→ **Source material**:
— Start —
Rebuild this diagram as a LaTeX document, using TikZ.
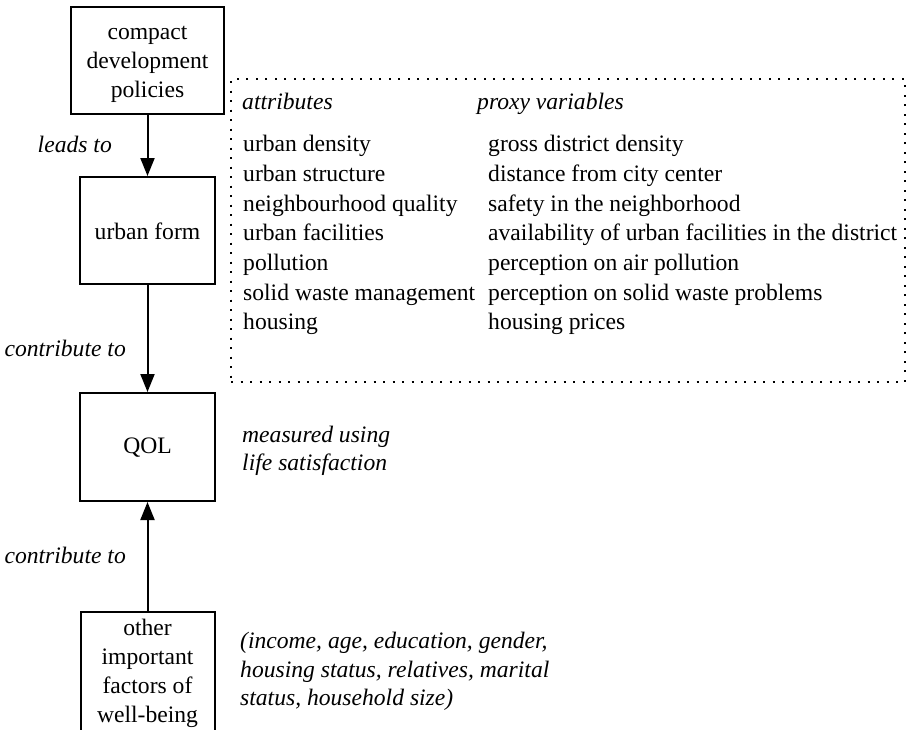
— End —
— Start —
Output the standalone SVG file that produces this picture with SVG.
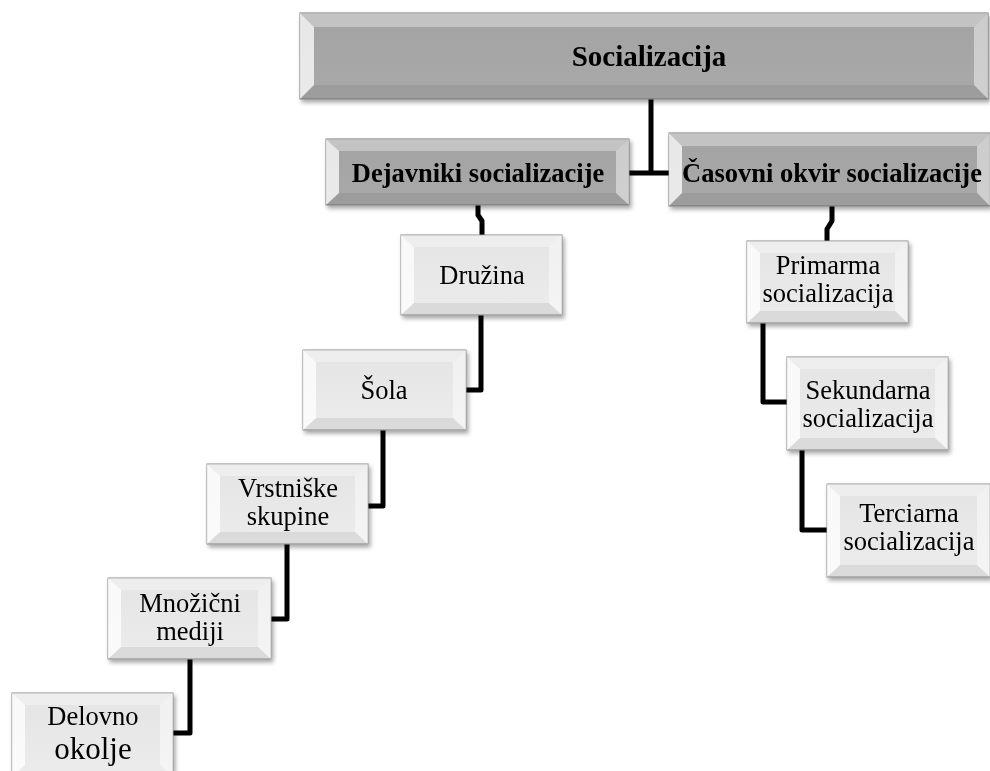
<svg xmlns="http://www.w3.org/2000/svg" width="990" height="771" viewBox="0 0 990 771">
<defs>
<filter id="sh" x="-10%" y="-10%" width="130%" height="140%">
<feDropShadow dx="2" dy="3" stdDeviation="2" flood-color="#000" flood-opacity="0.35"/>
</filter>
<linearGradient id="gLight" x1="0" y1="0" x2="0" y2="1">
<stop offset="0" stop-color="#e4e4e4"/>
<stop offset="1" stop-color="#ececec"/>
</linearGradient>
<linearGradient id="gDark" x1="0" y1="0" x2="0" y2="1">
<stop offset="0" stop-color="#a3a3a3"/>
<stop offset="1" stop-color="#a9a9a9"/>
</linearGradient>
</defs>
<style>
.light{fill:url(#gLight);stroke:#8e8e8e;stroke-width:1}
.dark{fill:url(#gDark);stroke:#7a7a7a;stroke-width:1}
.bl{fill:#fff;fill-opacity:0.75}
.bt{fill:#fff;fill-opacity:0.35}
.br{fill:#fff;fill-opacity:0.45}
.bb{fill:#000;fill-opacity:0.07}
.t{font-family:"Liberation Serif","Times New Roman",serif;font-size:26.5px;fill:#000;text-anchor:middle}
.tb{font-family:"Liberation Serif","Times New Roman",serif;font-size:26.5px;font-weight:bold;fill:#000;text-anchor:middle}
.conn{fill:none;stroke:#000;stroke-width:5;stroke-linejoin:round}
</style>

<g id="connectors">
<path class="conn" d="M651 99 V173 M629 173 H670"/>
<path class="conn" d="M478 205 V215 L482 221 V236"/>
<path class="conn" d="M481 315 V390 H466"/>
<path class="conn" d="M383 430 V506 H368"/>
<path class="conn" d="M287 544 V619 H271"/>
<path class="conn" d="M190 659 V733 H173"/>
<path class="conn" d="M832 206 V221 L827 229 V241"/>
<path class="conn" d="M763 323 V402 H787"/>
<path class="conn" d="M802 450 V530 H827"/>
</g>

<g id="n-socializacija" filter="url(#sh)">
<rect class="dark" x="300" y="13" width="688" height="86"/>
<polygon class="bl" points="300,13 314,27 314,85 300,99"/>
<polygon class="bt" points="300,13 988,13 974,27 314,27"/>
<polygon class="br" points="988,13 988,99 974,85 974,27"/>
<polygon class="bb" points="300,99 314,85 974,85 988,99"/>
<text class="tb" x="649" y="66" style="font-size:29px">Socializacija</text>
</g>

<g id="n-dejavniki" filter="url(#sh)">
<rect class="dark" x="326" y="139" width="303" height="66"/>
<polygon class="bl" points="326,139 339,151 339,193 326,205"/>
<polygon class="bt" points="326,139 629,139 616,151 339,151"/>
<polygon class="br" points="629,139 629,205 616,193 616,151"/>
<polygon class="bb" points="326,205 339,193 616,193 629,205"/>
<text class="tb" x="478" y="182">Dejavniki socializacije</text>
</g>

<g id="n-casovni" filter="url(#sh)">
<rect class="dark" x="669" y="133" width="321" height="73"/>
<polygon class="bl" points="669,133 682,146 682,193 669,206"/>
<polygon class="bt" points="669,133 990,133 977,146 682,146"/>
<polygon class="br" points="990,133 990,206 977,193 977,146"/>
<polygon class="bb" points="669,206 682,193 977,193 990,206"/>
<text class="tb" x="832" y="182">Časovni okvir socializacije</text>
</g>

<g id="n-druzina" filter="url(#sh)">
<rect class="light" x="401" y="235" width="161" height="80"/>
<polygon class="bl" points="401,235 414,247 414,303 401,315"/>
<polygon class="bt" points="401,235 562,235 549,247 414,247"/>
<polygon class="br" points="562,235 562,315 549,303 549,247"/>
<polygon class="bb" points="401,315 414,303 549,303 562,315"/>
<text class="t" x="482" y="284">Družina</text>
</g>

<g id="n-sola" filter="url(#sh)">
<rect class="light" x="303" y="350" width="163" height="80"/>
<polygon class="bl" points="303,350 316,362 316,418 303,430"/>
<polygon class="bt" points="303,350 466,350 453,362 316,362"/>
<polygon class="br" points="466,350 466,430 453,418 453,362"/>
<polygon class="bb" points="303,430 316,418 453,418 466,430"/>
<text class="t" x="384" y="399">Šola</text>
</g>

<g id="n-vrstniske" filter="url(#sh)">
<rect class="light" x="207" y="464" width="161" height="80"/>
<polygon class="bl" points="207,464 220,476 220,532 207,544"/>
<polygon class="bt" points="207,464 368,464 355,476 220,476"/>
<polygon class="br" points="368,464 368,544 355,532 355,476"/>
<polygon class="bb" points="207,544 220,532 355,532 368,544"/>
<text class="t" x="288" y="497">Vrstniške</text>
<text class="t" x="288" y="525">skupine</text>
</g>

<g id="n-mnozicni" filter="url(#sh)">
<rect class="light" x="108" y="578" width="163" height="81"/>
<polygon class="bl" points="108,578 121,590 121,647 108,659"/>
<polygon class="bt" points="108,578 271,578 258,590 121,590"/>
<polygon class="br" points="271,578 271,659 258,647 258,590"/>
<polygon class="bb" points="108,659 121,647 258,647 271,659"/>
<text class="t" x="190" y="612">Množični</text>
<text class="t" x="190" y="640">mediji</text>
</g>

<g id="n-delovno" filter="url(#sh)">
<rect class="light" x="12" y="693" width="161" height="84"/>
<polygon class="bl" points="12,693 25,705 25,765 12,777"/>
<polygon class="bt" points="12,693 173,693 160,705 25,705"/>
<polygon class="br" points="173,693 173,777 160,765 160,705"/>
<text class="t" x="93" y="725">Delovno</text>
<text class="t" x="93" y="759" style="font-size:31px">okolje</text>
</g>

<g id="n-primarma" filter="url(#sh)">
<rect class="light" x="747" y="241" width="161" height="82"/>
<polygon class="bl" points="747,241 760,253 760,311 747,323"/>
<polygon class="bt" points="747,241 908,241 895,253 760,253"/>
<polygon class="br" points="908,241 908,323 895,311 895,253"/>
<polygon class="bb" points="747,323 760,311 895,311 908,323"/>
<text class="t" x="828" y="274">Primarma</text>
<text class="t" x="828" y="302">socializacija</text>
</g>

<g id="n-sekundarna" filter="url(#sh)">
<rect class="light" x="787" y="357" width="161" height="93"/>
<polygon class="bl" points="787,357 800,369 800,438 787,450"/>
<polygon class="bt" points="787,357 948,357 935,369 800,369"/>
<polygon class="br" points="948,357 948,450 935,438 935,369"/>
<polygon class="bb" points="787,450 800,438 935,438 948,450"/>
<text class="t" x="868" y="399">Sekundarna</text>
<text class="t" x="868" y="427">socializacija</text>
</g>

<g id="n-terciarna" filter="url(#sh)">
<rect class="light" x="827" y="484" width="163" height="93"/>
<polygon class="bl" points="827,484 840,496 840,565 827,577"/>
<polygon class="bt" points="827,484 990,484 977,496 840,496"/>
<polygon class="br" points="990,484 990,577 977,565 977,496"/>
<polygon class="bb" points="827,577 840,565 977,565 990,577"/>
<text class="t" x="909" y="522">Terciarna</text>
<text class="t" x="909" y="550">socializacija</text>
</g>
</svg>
— End —
→ **What to produce**:
Look through the data above. Each line containing the word "this" needs to be copied.

→ **Reply**:
Rebuild this diagram as a LaTeX document, using TikZ.
Output the standalone SVG file that produces this picture with SVG.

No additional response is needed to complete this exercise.